Leaving the river, passing the sports complex, I’m soon through the gates into Botanic Gardens, established in 1828 with a mission to progress botanical science. Its two stand-out features are the Palm House, built in 1840, its dome added 1852, and the covered Tropical Ravine, opened in 1889. The open spaces of the Gardens and their popularity are a constant reminder of one positive Victorian legacy – public parks.
The Gardens fit tightly between the recently-refurbished Ulster Museum and the impressive new Queen’s University Library. Just beyond is the University’s signature building – the Lanyon. Newspaper in hand I walk through the ever-open front door and into the reception hall – marble, stained glass and oak doors.
Beyond are the lawns and flowers of the cloistered quad and the bench on which I sat that hot day in May after an interview that changed our lives. The grand Victorian building occupies three sides of the quad. Its clock chimed 10, drawing my attention to the numbers 1848 picked out in the brick-work. Queen’s College, as it then was, named after the British Queen Victoria, chartered in 1845 and opened in 1849.

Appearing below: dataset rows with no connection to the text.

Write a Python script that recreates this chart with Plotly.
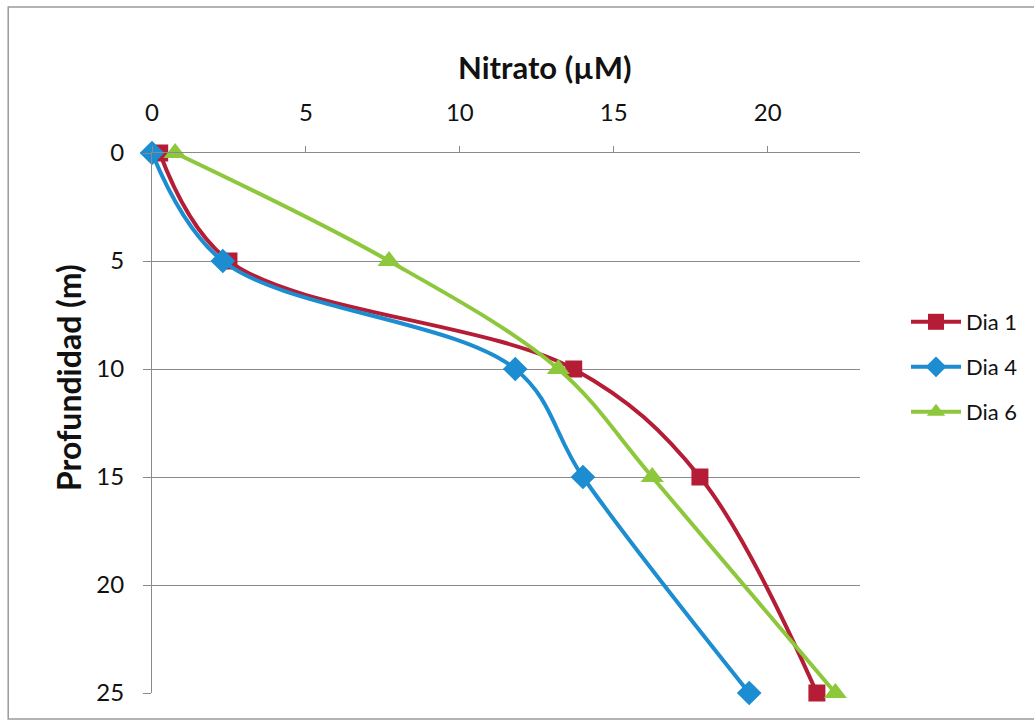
import plotly.graph_objects as go

# Nitrate profiles (µM) by depth (m)
profundidad = [0, 5, 10, 15, 25]
dia_1 = [0.25, 2.5, 13.7, 17.8, 21.6]
dia_4 = [0.0, 2.3, 11.8, 14.0, 19.4]
dia_6 = [0.75, 7.7, 13.2, 16.25, 22.2]

series = [
    ("Dia 1", dia_1, "#B51C35", "square", 17, "legend"),
    ("Dia 4", dia_4, "#1C8DD0", "diamond", 19, "legend2"),
    ("Dia 6", dia_6, "#8DC83C", "triangle-up", 20, "legend3"),
]

FONT = "Lato"
W, H = 1034, 721
L, R, T, B = 152, 173, 153, 28
pw, ph = W - L - R, H - T - B


def px_x(x):
    return (x - L) / pw


def px_y(y):
    return (H - B - y) / ph


fig = go.Figure()
for name, vals, color, sym, size, leg in series:
    fig.add_trace(go.Scatter(
        x=vals, y=profundidad, name=name, mode="lines+markers",
        line=dict(color=color, width=4, shape="spline", smoothing=1),
        marker=dict(symbol=sym, size=size, color=color),
        cliponaxis=False, legend=leg, showlegend=True,
    ))

legend_common = dict(
    font=dict(family=FONT, size=22, color="#111111"),
    bgcolor="rgba(0,0,0,0)", xanchor="left", yanchor="middle",
    x=px_x(906), itemwidth=50, visible=True,
)

fig.update_layout(
    width=W, height=H,
    margin=dict(l=L, r=R, t=T, b=B),
    paper_bgcolor="white", plot_bgcolor="white",
    showlegend=True,
    font=dict(family=FONT, size=24, color="#111111"),
    legend=dict(y=px_y(322), **legend_common),
    legend2=dict(y=px_y(367), **legend_common),
    legend3=dict(y=px_y(412), **legend_common),
    xaxis=dict(
        side="top", range=[0, 23], tickvals=[0, 5, 10, 15, 20],
        showgrid=False, zeroline=False, showline=True,
        linecolor="#8a8a8a", linewidth=1.2,
        ticks="outside", ticklen=6, tickcolor="#8a8a8a",
        ticklabelstandoff=15,
        tickfont=dict(family=FONT, size=24, color="#111111"),
    ),
    yaxis=dict(
        range=[25, 0], tickvals=[0, 5, 10, 15, 20, 25],
        showgrid=True, gridcolor="#8a8a8a", gridwidth=1.2,
        zeroline=False, showline=True, linecolor="#8a8a8a", linewidth=1.2,
        ticks="outside", ticklen=8, tickcolor="#8a8a8a",
        ticklabelstandoff=14,
        tickfont=dict(family=FONT, size=24, color="#111111"),
    ),
    annotations=[
        dict(text="<b>Nitrato (µM)</b>", xref="paper", yref="paper",
             x=px_x(545), y=px_y(67), xanchor="center", yanchor="middle",
             showarrow=False,
             font=dict(family=FONT, size=31, color="#111111")),
        dict(text="<b>Profundidad (m)</b>", xref="paper", yref="paper",
             x=px_x(68), y=px_y(378), xanchor="center", yanchor="middle",
             showarrow=False, textangle=-90,
             font=dict(family=FONT, size=32, color="#111111")),
    ],
    shapes=[
        dict(type="rect", xref="paper", yref="paper",
             x0=px_x(8), x1=px_x(1070), y0=px_y(719), y1=px_y(7),
             line=dict(color="#9a9a9a", width=1.5), layer="below"),
    ],
)

fig.write_html("out.html")
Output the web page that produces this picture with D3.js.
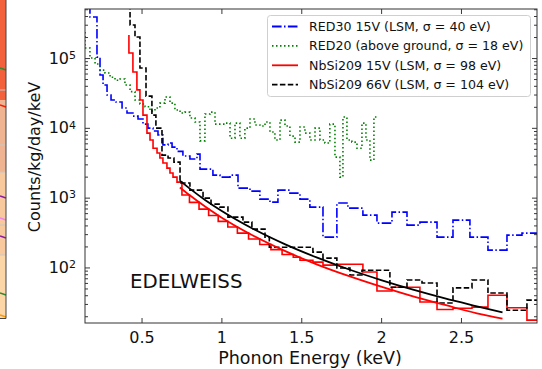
<!DOCTYPE html>
<html>
<head>
<meta charset="utf-8">
<script src="https://cdn.jsdelivr.net/npm/d3@7"></script>
<style>
  html, body { margin: 0; padding: 0; background: #fff; }
  svg { display: block; font-family: "DejaVu Sans", sans-serif; }
</style>
</head>
<body>
<svg id="chart" width="542" height="369"></svg>
<script>
// ---- data (energy in keV = right bin edge, rate in counts/kg/day/keV) ----
const red30E = [0.177,0.221,0.240,0.259,0.284,0.309,0.340,0.378,0.409,0.446,0.478,0.509,0.540,0.572,0.603,0.634,0.666,0.691,0.722,0.759,0.803,0.847,0.866,0.947,0.991,1.054,1.104,1.179,1.241,1.304,1.354,1.429,1.492,1.554,1.636,1.723,1.792,1.886,1.974,2.068,2.162,2.243,2.350,2.450,2.556,2.669,2.788,2.882,3.0];
const red30V = [1e6,3.87e5,1.03e5,5.7e4,4.1e4,2.95e4,2.5e4,2.34e4,1.92e4,1.63e4,1.47e4,1.34e4,1.13e4,9.9e3,9.0e3,7.9e3,5.7e3,6.05e3,5.3e3,4.6e3,3.94e3,3.57e3,4.2e3,2.56e3,2.1e3,1.97e3,2.1e3,1.37e3,1.24e3,953,863,1.28e3,1.16e3,953,732,272,836,708,562,431,621,404,446,272,477,272,177,290,310];

const red20E = [0.146,0.177,0.209,0.240,0.271,0.303,0.334,0.365,0.396,0.428,0.459,0.490,0.522,0.553,0.584,0.615,0.647,0.678,0.709,0.741,0.772,0.803,0.835,0.866,0.897,0.929,0.960,0.991,1.022,1.054,1.085,1.116,1.147,1.179,1.210,1.241,1.273,1.304,1.335,1.367,1.398,1.429,1.461,1.492,1.523,1.554,1.586,1.617,1.648,1.679,1.711,1.742,1.761,1.786,1.817,1.849,1.880,1.905,1.930,1.955,1.980];
const red20V = [2.36e5,1.39e5,1.0e5,8.2e4,6.7e4,6.1e4,5.3e4,4.8e4,5.0e4,4.1e4,3.3e4,2.5e4,2.2e4,2.0e4,1.74e4,1.92e4,2.26e4,2.76e4,2.26e4,1.8e4,1.63e4,1.68e4,1.38e4,1.21e4,6.5e3,1.58e4,1.68e4,1.13e4,1.13e4,1.17e4,7.1e3,1.17e4,7.1e3,9.9e3,1.34e4,1.1e4,1.06e4,1.21e4,8.7e3,6.7e3,1.29e4,1.06e4,7.6e3,6.25e3,1.03e4,8.4e3,6.7e3,9.9e3,6.7e3,6.05e3,1.13e4,3.8e3,1.97e3,1.43e4,6.7e3,6.25e3,5.1e3,1.17e4,6.7e3,3.45e3,1.43e4];

const nb15E = [0.421,0.446,0.471,0.490,0.509,0.534,0.553,0.572,0.597,0.615,0.634,0.659,0.678,0.697,0.722,0.753,0.80,0.86,0.92,0.98,1.04,1.10,1.17,1.24,1.31,1.38,1.45,1.492,1.573,1.636,1.723,1.886,1.974,2.068,2.243,2.350,2.450,2.569,2.669,2.788,2.913,3.0];
const nb15V = [2.14e5,1.18e5,6.3e4,3.5e4,2.5e4,1.52e4,8.4e3,6.7e3,5.1e3,4.35e3,3.69e3,3.13e3,2.65e3,2.25e3,1.97e3,1.67e3,1090,855,685,556,457,380,310,256,213,180,153,140,127,119,108,111,86,46,52,32,25,26,27,40,26.5,17.6];

const nb66E = [0.428,0.459,0.490,0.528,0.565,0.590,0.628,0.666,0.703,0.741,0.803,0.885,0.935,0.991,1.041,1.135,1.191,1.273,1.300,1.573,1.636,1.723,1.805,1.880,2.055,2.162,2.256,2.350,2.450,2.569,2.669,2.788,2.913,3.0];
const nb66V = [1e6,2.97e5,2.0e5,7.2e4,2.85e4,1.52e4,9.9e3,4.07e3,3.69e3,3.23e3,1.62e3,1.28e3,985,808,732,526,446,354,272,195,166,136,98,78,91,52,66,60,31,51,66,43,24.4,34];

// background models
const fitE   = [0.74,0.8,0.9,1.0,1.2,1.4,1.6,1.8,2.0,2.2,2.4,2.6,2.76];
const fit66V = [1750,1357,920,650,356,214,138,93.5,66,48,36,27.8,22.7];
const fit15V = [1400,1090,740,520,285,171,110,75,53,38.5,29,22,18.5];

const xTicks = [0.5, 1, 1.5, 2, 2.5];
const yTicks = [1e2, 1e3, 1e4, 1e5];
const legendLabels = [
  "RED30 15V (LSM, \u03c3 = 40 eV)",
  "RED20 (above ground, \u03c3 = 18 eV)",
  "NbSi209 15V (LSM, \u03c3 = 98 eV)",
  "NbSi209 66V (LSM, \u03c3 = 104 eV)"
];

// ---- layout ----
const svg = d3.select("#chart");
const L = 85, R = 537, T = 9, B = 323;
const x = d3.scaleLinear().domain([0.146, 2.976]).range([L, R]);
const y = d3.scaleLog().domain([16, 5.04e5]).range([B, T]);

// side strip of the neighbouring panel
const strip = svg.append("g");
[["#f2603c",0,100],["#efb492",100,172],["#f7c99c",172,255],["#fcd6a6",255,318]].forEach(([c,a,b]) =>
  strip.append("rect").attr("x",0).attr("y",a).attr("width",6).attr("height",b-a).attr("fill",c));
[90,145,172,225,255].forEach(v => strip.append("line").attr("x1",0).attr("x2",6).attr("y1",v).attr("y2",v).attr("stroke","#c8c8c8").attr("stroke-width",1));
[["#2e8b2e",68],["#ff1a00",105],["#8b1aa0",196],["#ee82ee",218],["#8b1aa0",236],["#2e8b2e",293],["#ff9900",315]].forEach(([c,v]) =>
  strip.append("line").attr("x1",0).attr("x2",6).attr("y1",v).attr("y2",v+2).attr("stroke",c).attr("stroke-width",1.5));
strip.append("path").attr("d","M6,0V318.5H0").attr("fill","none").attr("stroke","#444").attr("stroke-width",1);

svg.append("clipPath").attr("id","plotclip").append("rect")
  .attr("x",L).attr("y",T).attr("width",R-L).attr("height",B-T);

const plot = svg.append("g").attr("clip-path","url(#plotclip)");

const step = (E, V) => d3.line().x((d,i)=>x(E[i])).y((d,i)=>y(V[i])).curve(d3.curveStepBefore)(E);
const smooth = (E, V) => d3.line().x((d,i)=>x(E[i])).y((d,i)=>y(V[i])).curve(d3.curveMonotoneX)(E);

const styles = {
  blue:  {stroke:"#0000ff", dash:"9.6 2.4 1.5 2.4"},
  green: {stroke:"#008000", dash:"1.5 2.5"},
  red:   {stroke:"#ff0000", dash:null},
  black: {stroke:"#000000", dash:"5.5 2.4"}
};

function draw(d, st, w) {
  plot.append("path").attr("d", d).attr("fill","none")
    .attr("stroke", st.stroke).attr("stroke-width", w || 1.6)
    .attr("stroke-dasharray", st.dash);
}
draw(step(red30E, red30V), styles.blue);
draw(step(red20E, red20V), styles.green);
draw(step(nb15E, nb15V), styles.red);
draw(step(nb66E, nb66V), styles.black);
draw(smooth(fitE, fit66V), {stroke:"#000", dash:null}, 1.8);
draw(smooth(fitE, fit15V), {stroke:"#ff0000", dash:null}, 1.8);

// ---- axes: ticks inside on all four sides ----
const tickCol = "#222";
const xAxisB = d3.axisBottom(x).tickValues(xTicks).tickSizeInner(-5).tickSizeOuter(0).tickPadding(9).tickFormat(d => String(d));
const xAxisT = d3.axisTop(x).tickValues(xTicks).tickSizeInner(-5).tickSizeOuter(0).tickFormat("");
const minorY = [];
for (let e = 1; e <= 5; e++) for (let m = 2; m <= 9; m++) { const v = m * Math.pow(10, e); if (v >= 16 && v <= 5e5) minorY.push(v); }

const gxb = svg.append("g").attr("transform",`translate(0,${B})`).call(xAxisB);
const gxt = svg.append("g").attr("transform",`translate(0,${T})`).call(xAxisT);
const gyl = svg.append("g").attr("transform",`translate(${L},0)`).call(d3.axisLeft(y).tickValues(yTicks).tickSizeInner(-5).tickSizeOuter(0).tickPadding(9).tickFormat(""));
const gylm = svg.append("g").attr("transform",`translate(${L},0)`).call(d3.axisLeft(y).tickValues(minorY).tickSizeInner(-3).tickSizeOuter(0).tickFormat(""));
const gyr = svg.append("g").attr("transform",`translate(${R},0)`).call(d3.axisRight(y).tickValues(yTicks).tickSizeInner(-5).tickSizeOuter(0).tickFormat(""));
const gyrm = svg.append("g").attr("transform",`translate(${R},0)`).call(d3.axisRight(y).tickValues(minorY).tickSizeInner(-3).tickSizeOuter(0).tickFormat(""));
[gxb,gxt,gyl,gylm,gyr,gyrm].forEach(g => { g.select(".domain").remove(); g.selectAll("line").attr("stroke",tickCol).attr("stroke-width",0.9); });
gxb.selectAll("text").attr("font-size",16).attr("fill","#111").attr("font-family","DejaVu Sans");

// y tick labels as powers of ten
gyl.selectAll(".tick").each(function(d) {
  const t = d3.select(this).append("text").attr("x",-9).attr("dy","0.32em")
    .attr("text-anchor","end").attr("fill","#111").attr("font-size",16).attr("font-family","DejaVu Sans");
  t.append("tspan").text("10");
  t.append("tspan").attr("dy","-0.45em").attr("font-size",11).text(String(Math.round(Math.log10(d))));
});

// frame
svg.append("rect").attr("x",L).attr("y",T).attr("width",R-L).attr("height",B-T)
  .attr("fill","none").attr("stroke","#333").attr("stroke-width",1);

// axis titles
svg.append("text").attr("x",310).attr("y",364).attr("text-anchor","middle")
  .attr("font-size",17.5).attr("fill","#111").text("Phonon Energy (keV)");
svg.append("text").attr("transform",`translate(40,157) rotate(-90)`).attr("text-anchor","middle")
  .attr("font-size",16).attr("fill","#111").text("Counts/kg/day/keV");

svg.append("text").attr("x",130).attr("y",288).attr("font-size",19.8).attr("fill","#111").text("EDELWEISS");

// legend
const lg = svg.append("g");
lg.append("rect").attr("x",267.5).attr("y",15.5).attr("width",263).attr("height",81).attr("rx",3)
  .attr("fill","#fff").attr("fill-opacity",0.85).attr("stroke","#cfcfcf").attr("stroke-width",1);
const lgStyles = [styles.blue, styles.green, styles.red, styles.black];
legendLabels.forEach((lab, i) => {
  const cy = 26.5 + i * 19.4;
  lg.append("line").attr("x1",272).attr("x2",298).attr("y1",cy).attr("y2",cy)
    .attr("stroke",lgStyles[i].stroke).attr("stroke-width",1.8).attr("stroke-dasharray",lgStyles[i].dash);
  lg.append("text").attr("x",309).attr("y",cy).attr("dy","0.35em").attr("font-size",12.6).attr("fill","#111").text(lab);
});
</script>
</body>
</html>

That date – 1848 – resonates throughout Ireland, Britain’s closest colony. It was the mid-point of what I learnt in school was the ‘Irish famine’ or the ‘potato famine’, but what I now know was the ‘great starvation’ or the ‘great hunger’. In the shadow of colonial rule, an avoidable, prolonged tragedy was allowed to happen. So many died, so many emigrated, including my mother’s family.